Frey's syndrome (also known as Baillarger's syndrome, Dupuy's syndrome, auriculotemporal syndrome, or Frey-Baillarger syndrome) is a rare neurological disorder resulting from damage to or near the parotid glands responsible for making saliva, and from damage to the auriculotemporal nerve often from surgery.

The symptoms of Frey's syndrome are redness and sweating on the cheek area adjacent to the ear (see focal hyperhidrosis). They can appear when the affected person eats, sees, dreams, thinks about, or talks about certain kinds of food which produce strong salivation. Observing sweating in the region after eating a lemon wedge may be diagnostic.

==Signs and symptoms==
Signs and symptoms include erythema (redness or flushing) and sweating in the cutaneous distribution of the auriculotemporal nerve, usually in response to gustatory stimuli. There is sometimes pain in the same area, often burning in nature. Between attacks of pain, there may be numbness or other altered sensations (anesthesia or paresthesia). This is sometimes termed "gustatory neuralgia".

==Causes==
Frey's syndrome often results as a complication of surgeries of or near the parotid gland or due to injury to the auriculotemporal nerve, which passes through the parotid gland in the early part of its course. The auriculotemporal branch of the mandibular branch (V3) of the trigeminal nerve carries parasympathetic fibers to the parotid salivary gland and sympathetic fibers to the sweat glands of the scalp. As a result of severance and inappropriate regeneration, the parasympathetic nerve fibers may switch course to a sympathetic response, resulting in "gustatory sweating" or sweating in anticipation of eating, instead of the normal salivary response.
It is often seen with patients who have undergone endoscopic thoracic sympathectomy, a surgical procedure wherein part of the sympathetic trunk is cut or clamped to treat sweating of the hands or blushing. The subsequent regeneration or nerve sprouting leads to abnormal sweating and salivation. It can also include discharge from the nose when smelling certain food.
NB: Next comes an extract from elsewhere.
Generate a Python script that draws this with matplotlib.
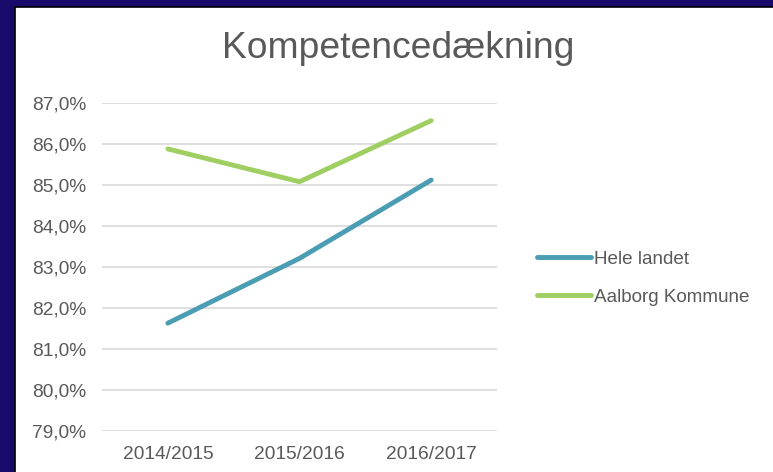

Rarely, Frey's syndrome can result from causes other than surgery, including accidental trauma, local infections, sympathetic dysfunction, and pathologic lesions within the parotid gland.
An example of such rare trauma or localized infection can be seen in situations where a hair follicle has become ingrown and is causing trauma or localized infection near or over one of the branches of the auriculotemporal nerve.

==Diagnosis==
Diagnosis is made based on clinical signs and symptoms and a starch-iodine test, also known as the Minor test. The affected area of the face is painted with iodine which is allowed to dry, then dry corn starch is applied to the face. The starch turns blue on exposure to iodine in the presence of sweat.

==Treatments==
- Injection of botulinum toxin A
- Surgical transection of the nerve fibers (a temporary treatment)
- Application of an ointment containing an anticholinergic drug such as scopolamine

Cochrane reviews of interventions to either prevent or treat Frey's syndrome have found little or no evidence to support their effectiveness or safety, and conclude that further clinical trials are needed.

==Epidemiology==
The condition is rare, although the exact incidence is unknown.

The disorder most often occurs as a complication of the surgical removal of a parotid gland (parotidectomy). The percentage of individuals who develop Frey syndrome after a parotidectomy is controversial and reported estimates range from 30 to 50 percent. In follow-up examinations, approximately 15 percent of affected individuals rated their symptoms as severe. Frey syndrome affects males and females in equal numbers.

==History==
It is named after Łucja Frey-Gottesman. The disorder was first reported in medical literature by Baillarger in 1853. A neurologist from Poland, Dr. Lucja Frey, provided a detailed assessment of the disorder and coined the term "auriculotemporal syndrome" in 1923.